- **TO DO**
The lines from the top of the material through the line with "const LETTER_LEVEL = [145, 14.6, 2.58];" are to be set down exactly. Leave the pictures out.

## start

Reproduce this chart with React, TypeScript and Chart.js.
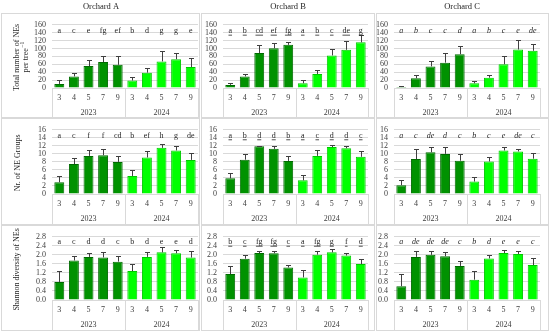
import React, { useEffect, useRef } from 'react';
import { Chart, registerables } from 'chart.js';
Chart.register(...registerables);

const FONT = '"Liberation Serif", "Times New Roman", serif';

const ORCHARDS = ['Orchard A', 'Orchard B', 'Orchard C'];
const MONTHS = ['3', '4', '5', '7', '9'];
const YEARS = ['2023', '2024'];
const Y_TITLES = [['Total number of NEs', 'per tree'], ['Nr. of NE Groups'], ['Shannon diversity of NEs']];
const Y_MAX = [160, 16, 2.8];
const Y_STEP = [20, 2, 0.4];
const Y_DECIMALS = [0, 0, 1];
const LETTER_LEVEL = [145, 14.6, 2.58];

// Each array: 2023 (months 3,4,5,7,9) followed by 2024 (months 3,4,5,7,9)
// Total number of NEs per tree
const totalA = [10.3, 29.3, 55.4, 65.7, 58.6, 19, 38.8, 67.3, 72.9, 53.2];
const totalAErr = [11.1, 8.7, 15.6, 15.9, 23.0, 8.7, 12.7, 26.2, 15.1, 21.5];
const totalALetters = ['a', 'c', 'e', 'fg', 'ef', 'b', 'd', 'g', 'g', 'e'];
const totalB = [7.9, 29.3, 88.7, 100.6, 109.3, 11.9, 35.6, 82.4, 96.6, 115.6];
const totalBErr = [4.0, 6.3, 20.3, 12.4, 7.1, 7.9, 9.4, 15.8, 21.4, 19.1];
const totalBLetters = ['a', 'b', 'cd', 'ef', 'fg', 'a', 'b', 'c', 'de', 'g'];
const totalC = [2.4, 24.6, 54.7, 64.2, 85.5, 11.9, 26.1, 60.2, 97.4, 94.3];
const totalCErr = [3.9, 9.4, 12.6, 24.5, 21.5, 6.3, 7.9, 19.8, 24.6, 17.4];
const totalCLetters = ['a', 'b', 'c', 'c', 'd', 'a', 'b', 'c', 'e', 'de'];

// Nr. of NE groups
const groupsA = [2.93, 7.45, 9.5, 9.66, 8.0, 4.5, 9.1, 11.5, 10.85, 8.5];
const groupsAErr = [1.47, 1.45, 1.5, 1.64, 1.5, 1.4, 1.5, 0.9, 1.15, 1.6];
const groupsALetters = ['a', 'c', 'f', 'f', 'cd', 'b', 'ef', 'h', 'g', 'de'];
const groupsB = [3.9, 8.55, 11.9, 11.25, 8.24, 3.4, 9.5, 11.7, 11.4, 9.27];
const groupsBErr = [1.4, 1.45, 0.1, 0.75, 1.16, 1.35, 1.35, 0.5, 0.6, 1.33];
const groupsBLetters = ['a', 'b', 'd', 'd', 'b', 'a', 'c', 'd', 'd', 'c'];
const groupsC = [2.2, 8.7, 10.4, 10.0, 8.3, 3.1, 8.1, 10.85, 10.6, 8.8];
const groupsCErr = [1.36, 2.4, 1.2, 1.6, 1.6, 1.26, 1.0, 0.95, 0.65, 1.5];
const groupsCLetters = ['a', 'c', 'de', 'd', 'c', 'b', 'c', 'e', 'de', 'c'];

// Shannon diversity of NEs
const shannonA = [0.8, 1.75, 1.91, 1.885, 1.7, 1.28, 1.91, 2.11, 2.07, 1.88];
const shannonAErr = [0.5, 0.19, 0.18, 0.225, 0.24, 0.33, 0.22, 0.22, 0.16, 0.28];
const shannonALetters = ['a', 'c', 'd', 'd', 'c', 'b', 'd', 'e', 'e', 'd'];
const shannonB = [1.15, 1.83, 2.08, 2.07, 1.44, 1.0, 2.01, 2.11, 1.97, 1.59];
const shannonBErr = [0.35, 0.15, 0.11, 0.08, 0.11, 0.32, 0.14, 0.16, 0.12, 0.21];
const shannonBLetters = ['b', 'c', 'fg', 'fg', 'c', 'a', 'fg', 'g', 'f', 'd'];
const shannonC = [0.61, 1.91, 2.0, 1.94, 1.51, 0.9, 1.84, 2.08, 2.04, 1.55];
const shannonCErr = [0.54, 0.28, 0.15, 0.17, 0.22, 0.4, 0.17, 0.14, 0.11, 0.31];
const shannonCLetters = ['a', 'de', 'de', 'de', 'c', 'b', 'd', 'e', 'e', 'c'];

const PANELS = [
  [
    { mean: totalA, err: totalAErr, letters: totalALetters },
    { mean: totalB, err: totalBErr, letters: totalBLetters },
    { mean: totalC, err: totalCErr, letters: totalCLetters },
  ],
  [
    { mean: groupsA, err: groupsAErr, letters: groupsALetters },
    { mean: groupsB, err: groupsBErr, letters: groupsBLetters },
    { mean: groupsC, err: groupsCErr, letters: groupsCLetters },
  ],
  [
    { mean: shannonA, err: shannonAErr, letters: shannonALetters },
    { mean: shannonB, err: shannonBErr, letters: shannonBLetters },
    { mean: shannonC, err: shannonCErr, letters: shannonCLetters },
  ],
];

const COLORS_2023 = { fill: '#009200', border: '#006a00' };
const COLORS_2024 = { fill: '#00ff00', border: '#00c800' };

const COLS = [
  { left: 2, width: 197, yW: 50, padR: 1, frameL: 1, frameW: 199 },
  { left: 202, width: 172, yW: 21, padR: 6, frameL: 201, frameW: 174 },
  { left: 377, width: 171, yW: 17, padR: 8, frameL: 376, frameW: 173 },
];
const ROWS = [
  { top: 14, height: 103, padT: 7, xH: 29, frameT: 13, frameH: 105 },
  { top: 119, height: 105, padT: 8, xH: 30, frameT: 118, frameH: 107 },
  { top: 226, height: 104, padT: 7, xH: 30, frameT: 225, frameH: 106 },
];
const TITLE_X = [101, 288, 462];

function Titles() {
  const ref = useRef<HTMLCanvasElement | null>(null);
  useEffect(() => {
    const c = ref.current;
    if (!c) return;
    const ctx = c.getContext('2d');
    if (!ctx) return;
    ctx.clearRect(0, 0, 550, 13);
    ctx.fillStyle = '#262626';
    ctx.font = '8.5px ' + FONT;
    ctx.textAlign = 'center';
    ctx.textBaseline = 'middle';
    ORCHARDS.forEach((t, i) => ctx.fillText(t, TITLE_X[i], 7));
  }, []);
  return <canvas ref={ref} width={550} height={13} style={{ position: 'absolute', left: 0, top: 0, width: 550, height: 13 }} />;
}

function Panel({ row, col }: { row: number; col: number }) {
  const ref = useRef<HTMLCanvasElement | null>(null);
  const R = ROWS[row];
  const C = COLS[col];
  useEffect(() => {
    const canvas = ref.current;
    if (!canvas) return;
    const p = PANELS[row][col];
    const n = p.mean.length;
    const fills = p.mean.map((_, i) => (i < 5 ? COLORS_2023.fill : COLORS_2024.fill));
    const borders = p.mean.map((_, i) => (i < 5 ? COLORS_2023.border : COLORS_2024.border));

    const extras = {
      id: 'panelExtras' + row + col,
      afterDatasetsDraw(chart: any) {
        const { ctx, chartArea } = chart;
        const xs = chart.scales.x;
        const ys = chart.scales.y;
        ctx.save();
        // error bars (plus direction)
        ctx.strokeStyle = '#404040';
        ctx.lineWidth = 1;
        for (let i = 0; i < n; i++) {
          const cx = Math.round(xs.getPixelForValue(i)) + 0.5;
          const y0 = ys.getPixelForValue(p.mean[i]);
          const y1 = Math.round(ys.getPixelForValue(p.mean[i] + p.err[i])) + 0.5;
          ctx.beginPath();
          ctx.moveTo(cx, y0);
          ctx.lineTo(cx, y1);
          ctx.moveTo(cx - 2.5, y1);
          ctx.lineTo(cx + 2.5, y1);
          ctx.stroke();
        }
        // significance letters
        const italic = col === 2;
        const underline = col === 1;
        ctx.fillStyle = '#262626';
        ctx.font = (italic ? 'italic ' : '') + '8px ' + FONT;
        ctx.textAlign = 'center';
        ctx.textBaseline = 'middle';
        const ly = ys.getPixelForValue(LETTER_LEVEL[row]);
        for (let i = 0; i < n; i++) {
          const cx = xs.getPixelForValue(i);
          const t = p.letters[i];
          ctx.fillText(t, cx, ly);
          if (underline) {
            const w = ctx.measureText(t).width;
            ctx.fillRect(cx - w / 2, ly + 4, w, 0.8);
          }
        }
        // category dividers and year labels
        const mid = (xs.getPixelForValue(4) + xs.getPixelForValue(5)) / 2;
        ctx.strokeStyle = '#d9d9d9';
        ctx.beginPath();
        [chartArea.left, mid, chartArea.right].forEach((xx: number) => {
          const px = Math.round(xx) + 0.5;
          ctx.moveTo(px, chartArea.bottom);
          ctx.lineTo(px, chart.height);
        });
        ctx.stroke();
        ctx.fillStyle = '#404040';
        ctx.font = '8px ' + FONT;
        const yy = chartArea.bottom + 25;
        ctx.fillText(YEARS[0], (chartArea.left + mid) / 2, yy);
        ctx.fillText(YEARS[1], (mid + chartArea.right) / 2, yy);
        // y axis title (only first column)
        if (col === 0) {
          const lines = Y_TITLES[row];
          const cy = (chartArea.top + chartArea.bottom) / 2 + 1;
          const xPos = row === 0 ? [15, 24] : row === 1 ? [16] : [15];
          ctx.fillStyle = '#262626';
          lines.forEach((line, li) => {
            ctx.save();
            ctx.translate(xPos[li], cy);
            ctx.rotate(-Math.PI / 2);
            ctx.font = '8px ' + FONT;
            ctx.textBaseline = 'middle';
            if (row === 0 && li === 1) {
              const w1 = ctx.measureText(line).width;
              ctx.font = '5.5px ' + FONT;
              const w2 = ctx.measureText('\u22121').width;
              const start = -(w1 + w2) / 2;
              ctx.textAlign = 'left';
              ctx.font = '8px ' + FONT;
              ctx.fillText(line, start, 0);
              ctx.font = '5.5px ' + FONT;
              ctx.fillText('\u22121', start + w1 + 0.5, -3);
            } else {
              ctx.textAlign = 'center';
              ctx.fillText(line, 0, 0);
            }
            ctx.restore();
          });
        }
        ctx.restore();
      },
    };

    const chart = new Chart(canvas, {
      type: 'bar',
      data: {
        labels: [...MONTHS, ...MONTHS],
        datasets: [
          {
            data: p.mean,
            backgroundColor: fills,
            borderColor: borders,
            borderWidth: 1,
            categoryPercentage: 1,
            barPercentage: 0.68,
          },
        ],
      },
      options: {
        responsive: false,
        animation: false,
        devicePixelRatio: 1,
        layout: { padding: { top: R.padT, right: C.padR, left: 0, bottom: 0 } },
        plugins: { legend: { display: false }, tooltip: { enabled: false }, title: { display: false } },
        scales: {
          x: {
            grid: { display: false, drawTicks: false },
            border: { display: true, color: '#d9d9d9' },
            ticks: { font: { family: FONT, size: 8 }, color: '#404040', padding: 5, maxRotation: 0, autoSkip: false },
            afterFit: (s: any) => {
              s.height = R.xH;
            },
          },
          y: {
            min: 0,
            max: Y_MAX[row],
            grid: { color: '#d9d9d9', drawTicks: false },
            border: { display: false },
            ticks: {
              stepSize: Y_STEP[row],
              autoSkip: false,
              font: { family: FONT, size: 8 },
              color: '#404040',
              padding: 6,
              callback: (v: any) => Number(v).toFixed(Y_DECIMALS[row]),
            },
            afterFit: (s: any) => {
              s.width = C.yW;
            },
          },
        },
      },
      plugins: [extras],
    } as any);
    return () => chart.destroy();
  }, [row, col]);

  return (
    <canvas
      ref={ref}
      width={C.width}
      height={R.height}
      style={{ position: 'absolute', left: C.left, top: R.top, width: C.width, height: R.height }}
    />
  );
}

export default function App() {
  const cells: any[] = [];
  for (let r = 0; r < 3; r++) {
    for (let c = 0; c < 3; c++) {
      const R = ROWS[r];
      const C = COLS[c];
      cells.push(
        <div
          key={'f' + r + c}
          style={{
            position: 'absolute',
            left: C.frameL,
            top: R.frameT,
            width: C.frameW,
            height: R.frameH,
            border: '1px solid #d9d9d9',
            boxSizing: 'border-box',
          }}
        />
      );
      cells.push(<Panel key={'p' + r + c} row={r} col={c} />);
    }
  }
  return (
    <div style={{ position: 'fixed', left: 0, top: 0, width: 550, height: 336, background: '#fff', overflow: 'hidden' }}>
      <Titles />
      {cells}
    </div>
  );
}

## end

- **FULL RESPONSE**
Reproduce this chart with React, TypeScript and Chart.js.
import React, { useEffect, useRef } from 'react';
import { Chart, registerables } from 'chart.js';
Chart.register(...registerables);

const FONT = '"Liberation Serif", "Times New Roman", serif';

const ORCHARDS = ['Orchard A', 'Orchard B', 'Orchard C'];
const MONTHS = ['3', '4', '5', '7', '9'];
const YEARS = ['2023', '2024'];
const Y_TITLES = [['Total number of NEs', 'per tree'], ['Nr. of NE Groups'], ['Shannon diversity of NEs']];
const Y_MAX = [160, 16, 2.8];
const Y_STEP = [20, 2, 0.4];
const Y_DECIMALS = [0, 0, 1];
const LETTER_LEVEL = [145, 14.6, 2.58];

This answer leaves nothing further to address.